■ What to do:
Find each line with the word "this" and copy it.

■ Raw data:
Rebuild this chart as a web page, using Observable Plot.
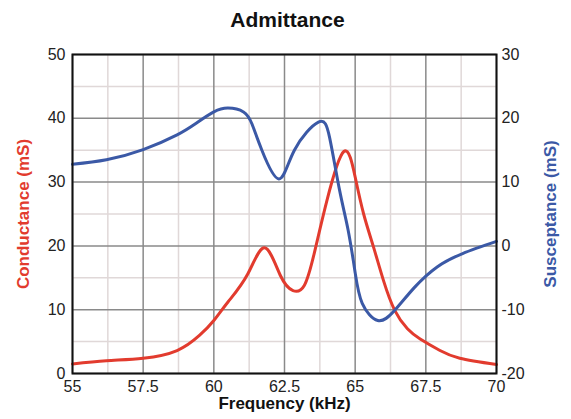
<!DOCTYPE html>
<html>
<head>
<meta charset="utf-8">
<script src="https://cdn.jsdelivr.net/npm/d3@7"></script>
<script src="https://cdn.jsdelivr.net/npm/@observablehq/plot@0.6"></script>
<style>
  html, body { margin: 0; padding: 0; background: #fff; }
  #title { font-family: "Liberation Sans", Arial, sans-serif; font-weight: bold; font-size: 21px; color: #111;
           height: 36px; line-height: 40px; width: 571px; text-align: center; box-sizing: border-box; padding-left: 4px; }
</style>
</head>
<body>
<div id="title">Admittance</div>
<div id="chart"></div>
<script>
// Conductance (mS) vs frequency (kHz)
const condFreq = [55, 56.2, 57.5, 58.7, 59.5, 60, 60.5, 61.2, 61.8, 62.35, 62.8, 63.2, 63.55, 64.0, 64.6, 65.0, 65.3, 65.65, 66.0, 66.4, 66.85, 67.3, 68, 68.7, 70];
const condVal  = [1.5, 2.0, 2.4, 3.6, 6.0, 8.3, 11.2, 15.6, 19.7, 15.4, 13.0, 13.8, 18.8, 27.1, 34.8, 30.8, 25.0, 19.8, 14.6, 9.9, 7.0, 5.4, 3.6, 2.4, 1.4];
// Susceptance (mS) vs frequency (kHz)
const suscFreq = [55, 56.2, 57.5, 58.7, 59.4, 60.0, 60.5, 61.05, 61.35, 61.7, 62.3, 62.85, 63.7, 64.1, 64.45, 64.75, 65.0, 65.25, 65.8, 66.4, 67.1, 67.9, 68.8, 70];
const suscVal  = [12.8, 13.5, 15.1, 17.4, 19.3, 21.0, 21.6, 21.0, 19.1, 15.0, 10.5, 15.0, 19.4, 16.9, 8.7, 2.5, -4.2, -9.0, -11.7, -10.1, -6.5, -3.3, -1.2, 0.7];

const xTicks = [55, 57.5, 60, 62.5, 65, 67.5, 70];
const xMinor = [56.25, 58.75, 61.25, 63.75, 66.25, 68.75];
const yLeftTicks = [0, 10, 20, 30, 40, 50];
const yMinor = [5, 15, 25, 35, 45];
const yRightTicks = [-20, -10, 0, 10, 20, 30];

const rightOffset = 20; // right axis -20..30 mapped onto left 0..50

const cond = condFreq.map((f, i) => ({f, v: condVal[i]}));
const susc = suscFreq.map((f, i) => ({f, v: suscVal[i]}));

const red = "#e23b2e";
const blue = "#3b59a6";

const chart = Plot.plot({
  width: 571,
  height: 383,
  marginTop: 18,
  marginBottom: 46,
  marginLeft: 72,
  marginRight: 75,
  style: {fontFamily: "Liberation Sans, Arial, sans-serif", fontSize: "16px", color: "#222", background: "#fff"},
  x: {domain: [55, 70]},
  y: {domain: [0, 50]},
  marks: [
    Plot.gridX(xMinor, {stroke: "#e0d8d8", strokeOpacity: 1, strokeWidth: 1.5}),
    Plot.gridY(yMinor, {stroke: "#e0d8d8", strokeOpacity: 1, strokeWidth: 1.5}),
    Plot.gridX(xTicks, {stroke: "#8a8a8a", strokeOpacity: 1, strokeWidth: 1.5}),
    Plot.gridY(yLeftTicks, {stroke: "#8a8a8a", strokeOpacity: 1, strokeWidth: 1.5}),
    Plot.axisX(xTicks, {anchor: "bottom", tickSize: 0, tickPadding: 7, tickFormat: d => String(d),
      label: "Frequency (kHz)", labelAnchor: "center", labelArrow: "none", labelOffset: 35}),
    Plot.axisY(yLeftTicks, {anchor: "left", tickSize: 0, tickPadding: 7, tickFormat: d => String(d),
      label: "Conductance (mS)", labelAnchor: "center", labelArrow: "none", labelOffset: 56}),
    Plot.axisY(yLeftTicks, {anchor: "right", tickSize: 0, tickPadding: 5,
      tickFormat: d => String(d - rightOffset),
      label: "Susceptance (mS)", labelAnchor: "center", labelArrow: "none", labelOffset: 59}),
    Plot.line(cond, {x: "f", y: "v", stroke: red, strokeWidth: 3, curve: "natural"}),
    Plot.line(susc, {x: "f", y: d => d.v + rightOffset, stroke: blue, strokeWidth: 3, curve: "natural"}),
    Plot.frame({stroke: "#111", strokeWidth: 2})
  ]
});

document.getElementById("chart").appendChild(chart);

// style axis labels
const svg = d3.select(chart);
svg.selectAll('[aria-label="y-axis label"]').each(function(d, i) {
  d3.select(this).attr("font-weight", "bold").attr("font-size", "17px").attr("fill", i === 0 ? red : blue);
});
svg.selectAll('[aria-label="x-axis label"]').attr("font-weight", "bold").attr("font-size", "17px").attr("fill", "#111");
</script>
</body>
</html>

■ Finished task:
Rebuild this chart as a web page, using Observable Plot.
  d3.select(this).attr("font-weight", "bold").attr("font-size", "17px").attr("fill", i === 0 ? red : blue);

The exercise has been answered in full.